* **Task material**
======
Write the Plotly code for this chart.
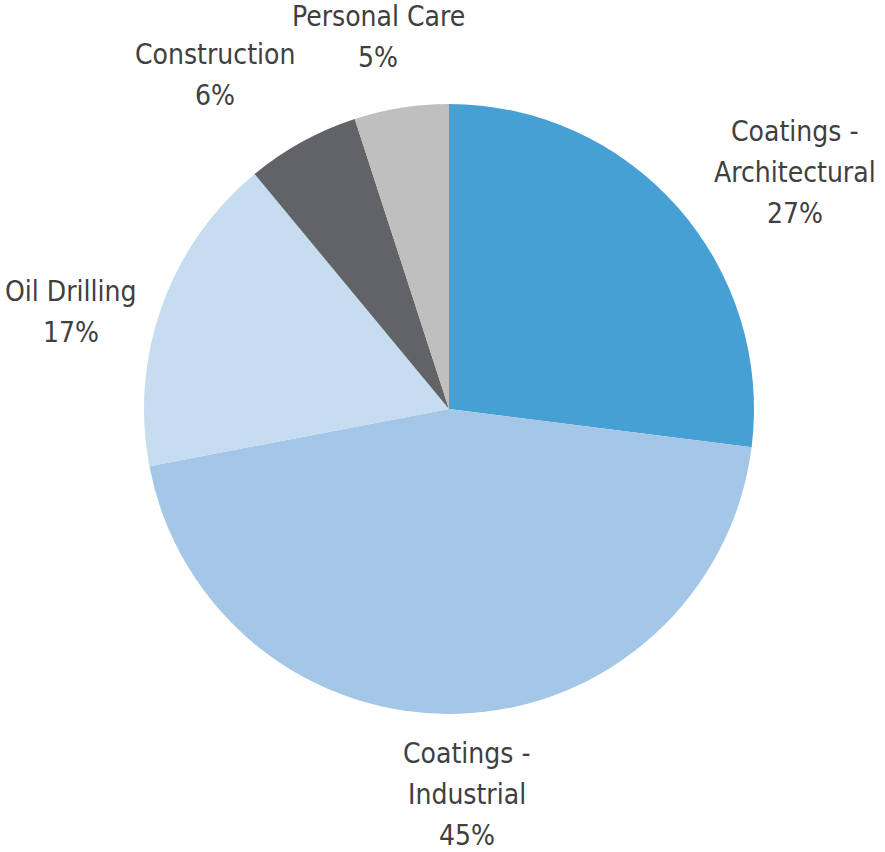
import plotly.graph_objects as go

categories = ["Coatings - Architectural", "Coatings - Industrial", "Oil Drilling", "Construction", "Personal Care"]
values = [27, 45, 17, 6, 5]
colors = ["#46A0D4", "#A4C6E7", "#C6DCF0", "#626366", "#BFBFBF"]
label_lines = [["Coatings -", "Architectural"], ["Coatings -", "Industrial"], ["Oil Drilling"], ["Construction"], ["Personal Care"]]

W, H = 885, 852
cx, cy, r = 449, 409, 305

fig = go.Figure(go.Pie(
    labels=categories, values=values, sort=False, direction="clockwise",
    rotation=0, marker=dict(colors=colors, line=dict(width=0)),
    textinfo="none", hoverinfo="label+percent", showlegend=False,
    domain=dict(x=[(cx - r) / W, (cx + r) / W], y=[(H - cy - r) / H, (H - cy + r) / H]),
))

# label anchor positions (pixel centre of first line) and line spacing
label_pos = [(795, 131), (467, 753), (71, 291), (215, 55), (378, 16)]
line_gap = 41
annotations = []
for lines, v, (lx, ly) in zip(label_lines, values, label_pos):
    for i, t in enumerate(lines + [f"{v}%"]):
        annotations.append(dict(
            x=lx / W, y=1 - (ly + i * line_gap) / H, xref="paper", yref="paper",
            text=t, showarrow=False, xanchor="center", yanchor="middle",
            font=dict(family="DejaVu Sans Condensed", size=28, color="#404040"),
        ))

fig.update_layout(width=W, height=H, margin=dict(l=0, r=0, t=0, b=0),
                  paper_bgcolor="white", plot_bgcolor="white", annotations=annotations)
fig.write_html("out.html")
======
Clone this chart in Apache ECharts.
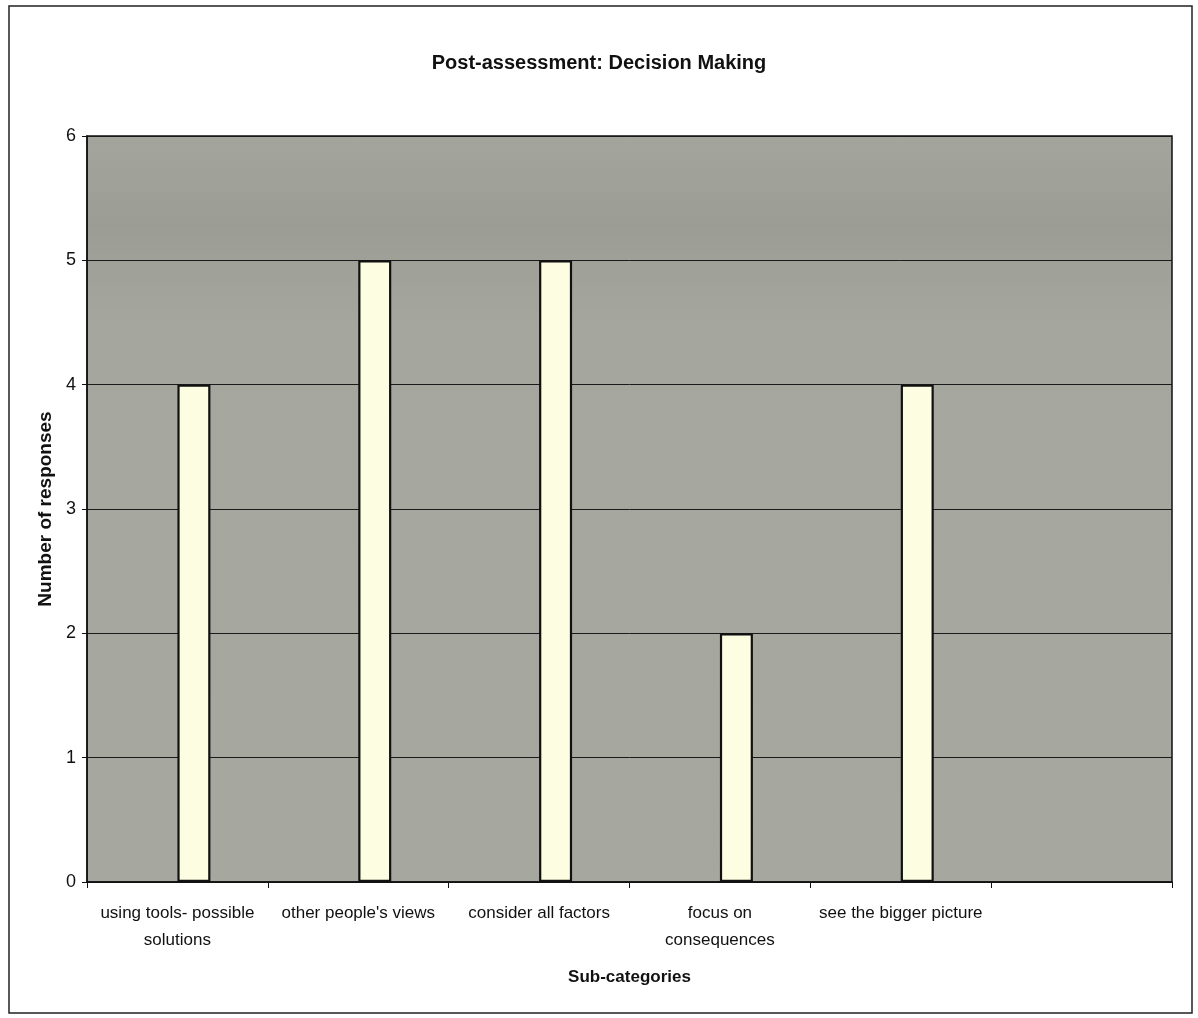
======
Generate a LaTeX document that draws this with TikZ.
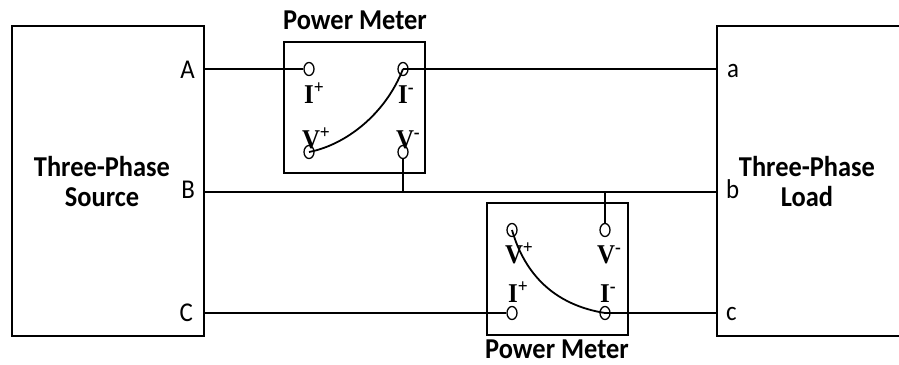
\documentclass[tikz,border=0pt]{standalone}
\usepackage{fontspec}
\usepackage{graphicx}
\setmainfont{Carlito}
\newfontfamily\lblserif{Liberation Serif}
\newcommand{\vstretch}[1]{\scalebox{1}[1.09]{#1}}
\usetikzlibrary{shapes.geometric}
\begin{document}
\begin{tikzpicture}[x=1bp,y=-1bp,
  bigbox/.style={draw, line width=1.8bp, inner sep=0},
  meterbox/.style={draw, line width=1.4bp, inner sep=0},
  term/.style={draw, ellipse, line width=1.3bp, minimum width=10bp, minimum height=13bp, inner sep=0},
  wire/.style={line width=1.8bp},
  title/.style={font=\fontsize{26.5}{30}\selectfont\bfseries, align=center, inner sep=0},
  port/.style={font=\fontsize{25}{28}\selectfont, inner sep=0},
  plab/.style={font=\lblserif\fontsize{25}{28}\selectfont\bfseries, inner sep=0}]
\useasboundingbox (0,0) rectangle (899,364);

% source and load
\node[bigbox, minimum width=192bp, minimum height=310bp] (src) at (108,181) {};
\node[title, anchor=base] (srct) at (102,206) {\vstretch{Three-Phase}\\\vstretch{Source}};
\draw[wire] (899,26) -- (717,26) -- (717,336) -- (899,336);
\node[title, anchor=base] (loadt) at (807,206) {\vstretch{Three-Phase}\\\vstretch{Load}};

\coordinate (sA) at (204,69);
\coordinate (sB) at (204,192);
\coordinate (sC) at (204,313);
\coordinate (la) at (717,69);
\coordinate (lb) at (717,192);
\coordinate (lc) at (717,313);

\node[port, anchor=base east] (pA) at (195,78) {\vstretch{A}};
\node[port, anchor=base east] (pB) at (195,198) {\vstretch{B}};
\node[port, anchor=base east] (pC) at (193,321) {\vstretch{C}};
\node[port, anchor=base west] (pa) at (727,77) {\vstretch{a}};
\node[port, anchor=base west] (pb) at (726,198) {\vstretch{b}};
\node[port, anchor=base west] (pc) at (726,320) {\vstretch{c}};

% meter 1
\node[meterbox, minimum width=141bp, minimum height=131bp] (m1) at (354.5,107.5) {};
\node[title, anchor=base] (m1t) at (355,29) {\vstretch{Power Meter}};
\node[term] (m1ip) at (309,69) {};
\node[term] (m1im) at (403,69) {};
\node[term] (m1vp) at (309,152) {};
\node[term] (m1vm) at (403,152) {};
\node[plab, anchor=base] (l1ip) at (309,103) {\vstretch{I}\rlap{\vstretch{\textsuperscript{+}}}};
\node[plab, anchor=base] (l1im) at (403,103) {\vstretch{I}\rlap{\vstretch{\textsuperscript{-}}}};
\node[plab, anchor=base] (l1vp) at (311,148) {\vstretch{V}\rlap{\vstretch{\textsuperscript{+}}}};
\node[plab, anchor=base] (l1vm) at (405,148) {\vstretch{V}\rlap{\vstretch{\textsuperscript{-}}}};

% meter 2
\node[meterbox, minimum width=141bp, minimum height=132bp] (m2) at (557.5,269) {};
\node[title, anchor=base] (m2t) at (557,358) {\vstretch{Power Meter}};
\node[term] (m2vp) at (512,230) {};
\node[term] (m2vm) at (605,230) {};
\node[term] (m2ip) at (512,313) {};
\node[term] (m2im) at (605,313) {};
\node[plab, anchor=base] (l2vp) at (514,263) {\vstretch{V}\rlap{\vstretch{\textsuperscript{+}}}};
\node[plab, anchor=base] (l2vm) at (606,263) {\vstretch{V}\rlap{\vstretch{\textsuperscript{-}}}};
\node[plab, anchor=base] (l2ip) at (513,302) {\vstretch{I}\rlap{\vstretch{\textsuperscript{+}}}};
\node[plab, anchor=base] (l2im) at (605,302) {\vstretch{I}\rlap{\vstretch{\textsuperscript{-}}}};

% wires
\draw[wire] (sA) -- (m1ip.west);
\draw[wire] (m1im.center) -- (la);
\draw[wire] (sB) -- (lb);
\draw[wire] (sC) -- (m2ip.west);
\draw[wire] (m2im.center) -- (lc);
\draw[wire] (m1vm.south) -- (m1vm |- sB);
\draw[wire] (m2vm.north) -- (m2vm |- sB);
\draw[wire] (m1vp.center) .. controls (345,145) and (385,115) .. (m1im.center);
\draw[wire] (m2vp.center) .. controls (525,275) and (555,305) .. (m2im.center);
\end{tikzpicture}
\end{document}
======
* **Problem details**
Pictures are excluded. Repeat exactly the lines from the one containing "Generate a LaTeX" to the one containing "(lc) at (717,313);", inclusive.

* **Exercise result**
Generate a LaTeX document that draws this with TikZ.
\documentclass[tikz,border=0pt]{standalone}
\usepackage{fontspec}
\usepackage{graphicx}
\setmainfont{Carlito}
\newfontfamily\lblserif{Liberation Serif}
\newcommand{\vstretch}[1]{\scalebox{1}[1.09]{#1}}
\usetikzlibrary{shapes.geometric}
\begin{document}
\begin{tikzpicture}[x=1bp,y=-1bp,
  bigbox/.style={draw, line width=1.8bp, inner sep=0},
  meterbox/.style={draw, line width=1.4bp, inner sep=0},
  term/.style={draw, ellipse, line width=1.3bp, minimum width=10bp, minimum height=13bp, inner sep=0},
  wire/.style={line width=1.8bp},
  title/.style={font=\fontsize{26.5}{30}\selectfont\bfseries, align=center, inner sep=0},
  port/.style={font=\fontsize{25}{28}\selectfont, inner sep=0},
  plab/.style={font=\lblserif\fontsize{25}{28}\selectfont\bfseries, inner sep=0}]
\useasboundingbox (0,0) rectangle (899,364);

% source and load
\node[bigbox, minimum width=192bp, minimum height=310bp] (src) at (108,181) {};
\node[title, anchor=base] (srct) at (102,206) {\vstretch{Three-Phase}\\\vstretch{Source}};
\draw[wire] (899,26) -- (717,26) -- (717,336) -- (899,336);
\node[title, anchor=base] (loadt) at (807,206) {\vstretch{Three-Phase}\\\vstretch{Load}};

\coordinate (sA) at (204,69);
\coordinate (sB) at (204,192);
\coordinate (sC) at (204,313);
\coordinate (la) at (717,69);
\coordinate (lb) at (717,192);
\coordinate (lc) at (717,313);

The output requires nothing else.